A NEW telecommunications network for business being considered by the ESB and British Telecom could generate revenues of £100 million per annum by its third year of operation.
A 30 member project team examining the feasibility of the new structure expects telecommunications charges to business to drop significantly with the advent of competition.
It is understood that a drop of 5 per cent per annum for a number of years, or a single initial drop of up to 25 per cent, are among scenarios believed possible by those close to the negotiations.
The profit margins for companies operating in the sector are expected to be tight as a result of intense competition. The new venture would be scheduled to achieve profitability by year four or five at the latest.
The negotiations are understood to be going well but the crucial issue of the commercial viability of the venture has yet to be decided on.
ESB International, which is a limited company, is involved in the negotiations on behalf of the ESB and is the vehicle through which any deal will be done. The new venture would employ up to 200.
The companies are interested in using the ESB infrastructure to lay down a fibrcoptic communications network. In the first phase the network would link up with business parks in major urban centres, the IFSC and major companies, and give access to the global BT Consort services.
The ESB's line network, microwave infrastructure and ducts or pipe network would allow for the laying out of the new network, which would link up with the BT Telecom telecommunications system.
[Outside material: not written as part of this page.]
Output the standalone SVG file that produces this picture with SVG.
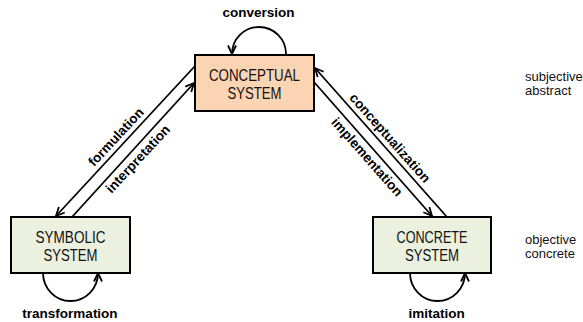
<svg xmlns="http://www.w3.org/2000/svg" width="583" height="322" viewBox="0 0 583 322">
<style>
.box{stroke:#000;stroke-width:2}
.bt{font-family:"Liberation Sans",Arial,sans-serif;font-size:16.5px;fill:#111;text-anchor:middle}
.lbl{font-family:"Liberation Sans",Arial,sans-serif;font-size:13.5px;font-weight:bold;fill:#000;text-anchor:middle}
.side{font-family:"Liberation Sans",Arial,sans-serif;font-size:13px;fill:#111}
.con{stroke:#000;stroke-width:1.8;fill:none;marker-end:url(#ah)}
</style>
<defs>
<marker id="ah" viewBox="0 0 10 10" refX="9.5" refY="5" markerWidth="10" markerHeight="10" markerUnits="userSpaceOnUse" orient="auto">
<path d="M1,1 L9.5,5 L1,9" fill="none" stroke="#000" stroke-width="1.8"/>
</marker>
</defs>
<rect width="583" height="322" fill="#fff"/>
<g id="connectors">
<line class="con" x1="195" y1="66" x2="56" y2="216"/>
<line class="con" x1="72" y1="217" x2="194" y2="83"/>
<line class="con" x1="447" y1="217" x2="315" y2="68"/>
<line class="con" x1="314" y1="82" x2="432" y2="216"/>
<path class="con" d="M286,54 A27,27 0 0 0 232,54"/>
<path class="con" d="M43,273 A27.5,28 0 0 0 98,273"/>
<path class="con" d="M410,273 A27.5,28 0 0 0 465,273"/>
<text class="lbl" x="258.5" y="17">conversion</text>
<text class="lbl" x="70" y="318">transformation</text>
<text class="lbl" x="436.5" y="318">imitation</text>
<g transform="translate(116,137) rotate(-47)"><text class="lbl" x="0" y="4.5">formulation</text></g>
<g transform="translate(138,159) rotate(-47)"><text class="lbl" x="0" y="4.5">interpretation</text></g>
<g transform="translate(390,138) rotate(48.5)"><text class="lbl" x="0" y="4.5">conceptualization</text></g>
<g transform="translate(367,157) rotate(48.5)"><text class="lbl" x="0" y="4.5">implementation</text></g>
</g>
<g id="conceptual">
<rect class="box" x="195" y="55" width="119" height="56" fill="#FBD4B4"/>
<text class="bt" x="254.5" y="81" textLength="91" lengthAdjust="spacingAndGlyphs">CONCEPTUAL</text>
<text class="bt" x="254.5" y="99" textLength="54" lengthAdjust="spacingAndGlyphs">SYSTEM</text>
</g>
<g id="symbolic">
<rect class="box" x="11" y="217" width="119" height="56" fill="#EBF0DF"/>
<text class="bt" x="70.5" y="243" textLength="70" lengthAdjust="spacingAndGlyphs">SYMBOLIC</text>
<text class="bt" x="70.5" y="261" textLength="54" lengthAdjust="spacingAndGlyphs">SYSTEM</text>
</g>
<g id="concrete">
<rect class="box" x="373" y="217" width="118" height="56" fill="#EBF0DF"/>
<text class="bt" x="432" y="243" textLength="71" lengthAdjust="spacingAndGlyphs">CONCRETE</text>
<text class="bt" x="432" y="261" textLength="54" lengthAdjust="spacingAndGlyphs">SYSTEM</text>
</g>
<g id="levels">
<text class="side" x="525" y="81">subjective</text>
<text class="side" x="525" y="95">abstract</text>
<text class="side" x="525" y="244">objective</text>
<text class="side" x="525" y="258">concrete</text>
</g>
</svg>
The ESB has one of the most extensive telecommunications networks in the country which it uses for its own internal purposes.
BT has extensive expertise to bring to the project and has established similar joint ventures in Bavaria, Switzerland and Holland.
The first phase would involve a 50/50 investment of £50 million. The chief executive of the new company would be appointed by BT and the financial director by ESB. The two companies would have an equal number of board members.